The FTC withdrew its August 2017 administrative complaint and proposed consent agreement with Uber Technologies, Inc. (Uber) and issued a revised complaint against Uber Technologies, Inc. Uber has accepted a revised proposed consent agreement which will be subject to public comment for 30 days.
As noted in a previous blog post, “Do What You Say and Say What You Do,” the FTC’s August 2017 Uber consent agreement resolved allegations that Uber had failed to live up to its claims that it closely monitored employee access to rider and driver data and that it used reasonable measures to secure personal information stored on a third-party cloud provider’s servers. The previous consent agreement focused on conduct that occurred in late 2014.
Before the FTC issued the consent in final form, the FTC learned that Uber failed to disclose a significant breach of consumer data that occurred in 2016 while the FTC investigation was underway.
The revised complaint details the 2016 data breach of consumer data stored in Uber’s Amazon cloud-based S3 Datastore. Specifically, it describes how intruders downloaded 16 files from the Datastore that contained unencrypted consumer personal information relating to U.S. riders and drivers. This included, among other things unencrypted personally identifying information (PII) of over 25 million names and email address, over 22 million names and mobile phone numbers, and over 600,000 names and driver’s license numbers. The attackers gained access by utilizing an access key that Uber engineers used to access the S3 Datastore, which was located by the attackers in plain text in a web-based repository for computer code. According to the revised complaint, “Uber did not have a policy prohibiting engineers from reusing credentials and did not require engineers to enable multi-factor authentication” when accessing the private repositories. This allowed the attackers to use passwords that were exposed in prior data breaches to access the repositories and find the access key.
The revised complaint further describes that Uber discovered the 2016 breach after one of the attackers contacted Uber and demanded a six-figure payout.

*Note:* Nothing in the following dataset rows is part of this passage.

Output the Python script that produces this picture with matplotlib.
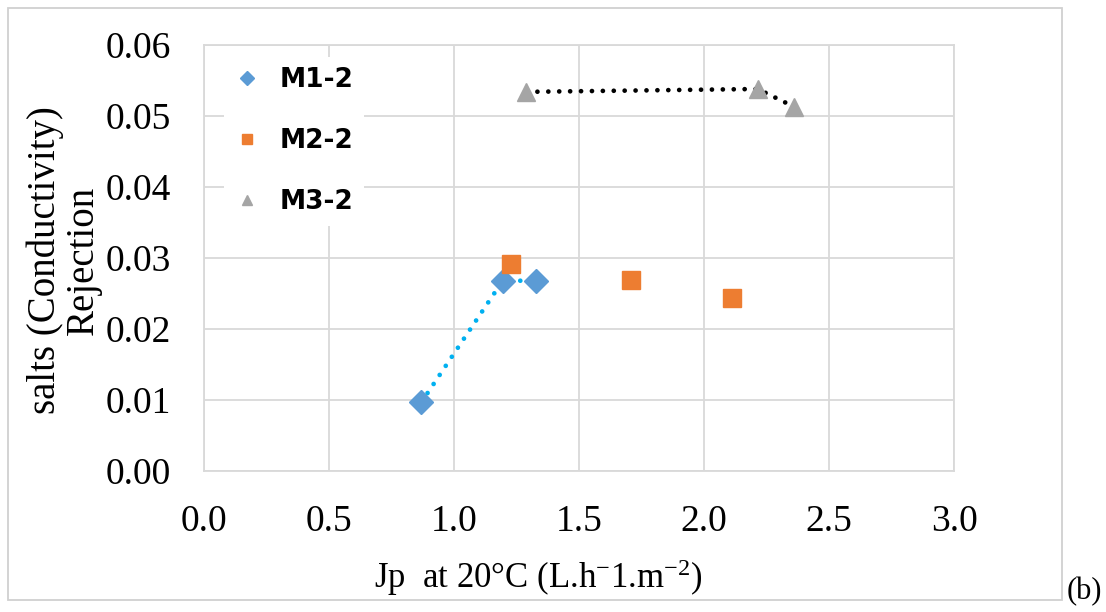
import matplotlib
matplotlib.use("Agg")
import matplotlib.pyplot as plt
from matplotlib.patches import Rectangle

plt.rcParams['font.family'] = ['Liberation Serif', 'DejaVu Serif']
plt.rcParams['mathtext.fontset'] = 'custom'
plt.rcParams['mathtext.rm'] = 'Liberation Serif'
plt.rcParams['mathtext.it'] = 'Liberation Serif:italic'

# data
m1_x = [0.87, 1.195, 1.33]
m1_y = [0.0097, 0.0268, 0.0268]
m2_x = [1.23, 1.71, 2.11]
m2_y = [0.0292, 0.0269, 0.0243]
m3_x = [1.29, 2.215, 2.36]
m3_y = [0.0534, 0.0538, 0.0513]
labels = ["M1-2", "M2-2", "M3-2"]

fig = plt.figure(figsize=(11.06, 6.12), dpi=100)
ax = fig.add_axes([0.1844, 0.2304, 0.6782, 0.6961])

grid_col = "#D9D9D9"
dots = (0, (0.01, 2.3))

# trend lines (dotted, no legend)
ax.plot(m1_x, m1_y, color="#00B0F0", lw=3.4, ls=dots, dash_capstyle="round", zorder=3)
ax.plot(m3_x, m3_y, color="black", lw=3.4, ls=dots, dash_capstyle="round", zorder=3)

h1, = ax.plot(m1_x, m1_y, ls="none", marker="D", ms=12.5, color="#5B9BD5",
              mec="#5B9BD5", label=labels[0], zorder=4)
h2, = ax.plot(m2_x, m2_y, ls="none", marker="s", ms=13.5, color="#ED7D31",
              mec="#ED7D31", label=labels[1], zorder=4)
h3, = ax.plot(m3_x, m3_y, ls="none", marker="^", ms=13, color="#A5A5A5",
              mec="#A5A5A5", label=labels[2], zorder=4)

ax.set_xlim(0, 3.0)
ax.set_ylim(0, 0.06)
ax.set_xticks([0, 0.5, 1.0, 1.5, 2.0, 2.5, 3.0])
ax.set_yticks([0, 0.01, 0.02, 0.03, 0.04, 0.05, 0.06])
ax.set_xticklabels([f"{v:.1f}" for v in ax.get_xticks()])
ax.set_yticklabels([f"{v:.2f}" for v in ax.get_yticks()])
ax.tick_params(length=0, labelsize=27)
ax.tick_params(axis="x", pad=24)
ax.tick_params(axis="y", pad=24)
ax.grid(True, color=grid_col, lw=1.3)
ax.set_axisbelow(True)
for sp in ax.spines.values():
    sp.set_color(grid_col)
    sp.set_linewidth(1.3)

leg = ax.legend(handles=[h1, h2, h3], loc="upper left",
                bbox_to_anchor=(0.027, 0.972), frameon=True, fancybox=False,
                markerscale=0.55, handlelength=0.9, handletextpad=0.8,
                labelspacing=1.32, borderpad=0.4, borderaxespad=0,
                prop={"family": "DejaVu Sans", "weight": "bold", "size": 19})
leg.get_frame().set_facecolor("white")
leg.get_frame().set_edgecolor("none")
leg.get_frame().set_alpha(1)

fig.text(64 / 1106, 1 - 260 / 612, "salts (Conductivity)\nRejection",
         rotation=90, ha="center", va="center", multialignment="center",
         fontsize=28, linespacing=1.05)
fig.text(538 / 1106, 1 - 578 / 612,
         r"Jp  at 20°C (L.h$^{-}$1.m$^{-2}$)",
         ha="center", va="center", fontsize=25)
fig.text(1084 / 1106, 1 - 592 / 612, "(b)", ha="center", va="center", fontsize=22)

fig.patches.append(Rectangle((8 / 1106, 12 / 612), 1054 / 1106, 592 / 612,
                             transform=fig.transFigure, fill=False,
                             edgecolor="#D0D0D0", lw=1.3))

fig.savefig("out.png", dpi=100)
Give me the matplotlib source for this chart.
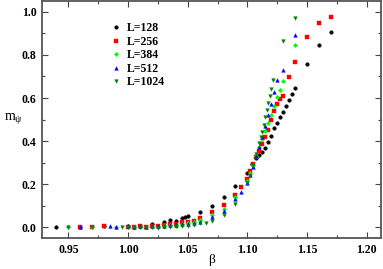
import matplotlib
matplotlib.use("Agg")
import matplotlib.pyplot as plt
from matplotlib.ticker import MultipleLocator

# beta and m_psi values, one pair of lists per lattice size
beta_128 = [0.94, 0.96, 0.98, 1.00, 1.01, 1.02, 1.03, 1.035, 1.04, 1.045, 1.0475,
            1.05, 1.06, 1.07, 1.08, 1.09, 1.10, 1.104, 1.1075, 1.11, 1.1125, 1.115,
            1.1175, 1.12, 1.1225, 1.125, 1.1275, 1.13, 1.1325, 1.135, 1.1375, 1.14,
            1.15, 1.16, 1.17]
m_128 = [0.0, 0.0, 0.005, 0.004, 0.008, 0.015, 0.024, 0.032, 0.030, 0.043, 0.047,
         0.051, 0.070, 0.098, 0.141, 0.191, 0.254, 0.292, 0.322, 0.335, 0.349, 0.369,
         0.394, 0.426, 0.460, 0.482, 0.510, 0.535, 0.563, 0.591, 0.619, 0.648,
         0.757, 0.848, 0.905]

beta_256 = [0.96, 0.97, 0.98, 1.00, 1.005, 1.01, 1.015, 1.02, 1.025, 1.03, 1.035,
            1.04, 1.045, 1.05, 1.055, 1.06, 1.07, 1.08, 1.09, 1.095, 1.10, 1.1025,
            1.105, 1.1075, 1.11, 1.1125, 1.115, 1.1175, 1.12, 1.1225, 1.125, 1.1275,
            1.13, 1.135, 1.14, 1.15, 1.16, 1.17]
m_256 = [0.0, 0.002, 0.006, 0.0, 0.002, 0.004, 0.003, 0.006, 0.004, 0.012, 0.014,
         0.015, 0.025, 0.025, 0.028, 0.045, 0.071, 0.102, 0.149, 0.185, 0.226, 0.262,
         0.292, 0.325, 0.356, 0.386, 0.420, 0.451, 0.498, 0.541, 0.573, 0.595,
         0.611, 0.696, 0.769, 0.885, 0.947, 0.975]

beta_384 = [0.95, 0.97, 0.99, 1.00, 1.005, 1.01, 1.015, 1.02, 1.025, 1.03, 1.035,
            1.04, 1.045, 1.05, 1.055, 1.06, 1.07, 1.08, 1.09, 1.10, 1.1025, 1.105,
            1.1075, 1.11, 1.1125, 1.115, 1.1175, 1.12, 1.1225, 1.125, 1.1275, 1.13,
            1.14]
m_384 = [0.0, 0.001, 0.002, 0.001, 0.002, 0.0, 0.003, 0.001, 0.002, 0.004, 0.010,
         0.008, 0.015, 0.020, 0.025, 0.033, 0.059, 0.085, 0.140, 0.215, 0.250, 0.290,
         0.330, 0.372, 0.410, 0.447, 0.484, 0.521, 0.562, 0.605, 0.636, 0.678,
         0.848]

beta_512 = [0.96, 0.985, 0.99, 1.00, 1.005, 1.01, 1.015, 1.02, 1.025, 1.03, 1.035,
            1.04, 1.045, 1.05, 1.055, 1.06, 1.07, 1.08, 1.09, 1.095, 1.10, 1.1025,
            1.105, 1.1075, 1.11, 1.1125, 1.115, 1.1175, 1.12, 1.1225, 1.125, 1.13,
            1.14]
m_512 = [0.002, 0.005, 0.0, 0.005, 0.002, 0.004, 0.003, 0.006, 0.005, 0.008, 0.010,
         0.012, 0.014, 0.015, 0.020, 0.025, 0.048, 0.075, 0.130, 0.166, 0.206, 0.243,
         0.282, 0.330, 0.372, 0.420, 0.470, 0.521, 0.573, 0.628, 0.684, 0.732,
         0.894]

beta_1024 = [0.95, 0.97, 0.995, 1.00, 1.005, 1.01, 1.015, 1.02, 1.025, 1.03, 1.035,
             1.04, 1.045, 1.05, 1.055, 1.06, 1.065, 1.07, 1.08, 1.09, 1.10, 1.1025,
             1.105, 1.1075, 1.11, 1.11125, 1.1125, 1.11375, 1.115, 1.11625, 1.1175,
             1.11875, 1.12, 1.12125, 1.13, 1.14]
m_1024 = [0.0, 0.0, 0.001, 0.0, -0.002, 0.001, 0.0, 0.002, -0.001, 0.0, 0.002,
          0.004, 0.005, 0.008, 0.012, 0.018, 0.020, 0.028, 0.056, 0.106, 0.205, 0.240,
          0.290, 0.340, 0.390, 0.417, 0.443, 0.473, 0.510, 0.543, 0.575,
          0.608, 0.643, 0.682, 0.867, 0.971]

series = [
    ("L=128", beta_128, m_128, "o", "black", 2.6),
    ("L=256", beta_256, m_256, "s", "#ff0000", 2.4),
    ("L=384", beta_384, m_384, "D", "#00ff00", 2.2),
    ("L=512", beta_512, m_512, "^", "#0000ff", 2.6),
    ("L=1024", beta_1024, m_1024, "v", "#008000", 2.6),
]

plt.rcParams['font.family'] = ['Liberation Serif', 'DejaVu Serif']
plt.rcParams['font.weight'] = 'bold'

fig = plt.figure(figsize=(3.83, 2.69), dpi=100)
ax = fig.add_axes([0.11, 0.115, 0.885, 0.881])

for lab, b, m, mk, col, ms in series:
    ax.plot(b, m, linestyle="none", marker=mk, color=col, markersize=ms,
            markeredgewidth=0.3, label=lab)

ax.set_xlim(0.928, 1.212)
ax.set_ylim(-0.05, 1.05)
ax.xaxis.set_major_locator(MultipleLocator(0.05))
ax.xaxis.set_minor_locator(MultipleLocator(0.025))
ax.yaxis.set_major_locator(MultipleLocator(0.2))
ax.yaxis.set_minor_locator(MultipleLocator(0.1))
ax.xaxis.set_major_formatter(plt.FuncFormatter(lambda v, p: f"{v:.2f}"))
ax.yaxis.set_major_formatter(plt.FuncFormatter(lambda v, p: f"{v:.1f}"))

ax.tick_params(which="both", direction="in", top=True, right=True,
               labelsize=8.5, color="#444444", pad=4)
ax.tick_params(which="major", length=4, width=0.8)
ax.tick_params(which="minor", length=2.5, width=0.8)
for lbl in ax.get_xticklabels() + ax.get_yticklabels():
    lbl.set_fontweight("bold")
for sp in ax.spines.values():
    sp.set_color("#555555")
    sp.set_linewidth(1.3)

ax.set_xlabel("β", fontsize=9.5)
ax.xaxis.set_label_coords(0.5, -0.068)
ax.set_ylabel(r"m$_\mathregular{\psi}$", fontsize=10, rotation=0, labelpad=10)
ax.yaxis.set_label_coords(-0.085, 0.47)

leg = ax.legend(loc="upper left", bbox_to_anchor=(0.19, 0.93), frameon=False,
                handlelength=0.8, handletextpad=0.5, labelspacing=0.12,
                prop={"weight": "bold", "size": 8.5}, borderaxespad=0)

fig.savefig("out.png", dpi=100)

Although the attackers “maliciously exploited” the uncovered PII, Uber paid the attackers the $100,000 through the third party that administers the company’s “bug bounty” program. The program was originally created to pay financial reward in exchange for the responsible disclosure of security vulnerabilities. Uber did not disclose the breach to the FTC until November 2017, more than a year after its discovery.
The revised consent order includes a definition of “covered incident” and a new provision that requires Uber to report such incidents to the FTC along with any notice required by any federal, state, or local government entity. The requirement to report breaches to the FTC is similar to the HIPAA statutory scheme that requires that certain breaches be reported to HHS’s Office of Civil Rights.
The revised order is broadened to require that Uber submit all the reports from the required third-party audits of Uber’s privacy program rather than only the initial report to the FTC. Finally, certain of the recordkeeping requirements have been extended from three to five years and must also provide all copies of subpoenas and other communications with law enforcement related to compliance with the order and all records which call into question Uber’s compliance with the order.
It is very unusual for the FTC to take the action it has taken with Uber. Had the ink been dry and the order final, it is possible that the facts surrounding the 2016 breach would have been found to violate the order. If the FTC had determined that the order was violated, it would be able to seek civil penalties. Instead, the FTC broadened the complaint allegations and the order. It should be noted that the commission has requested that U.S. Congress grant it civil penalty authority for data security breaches.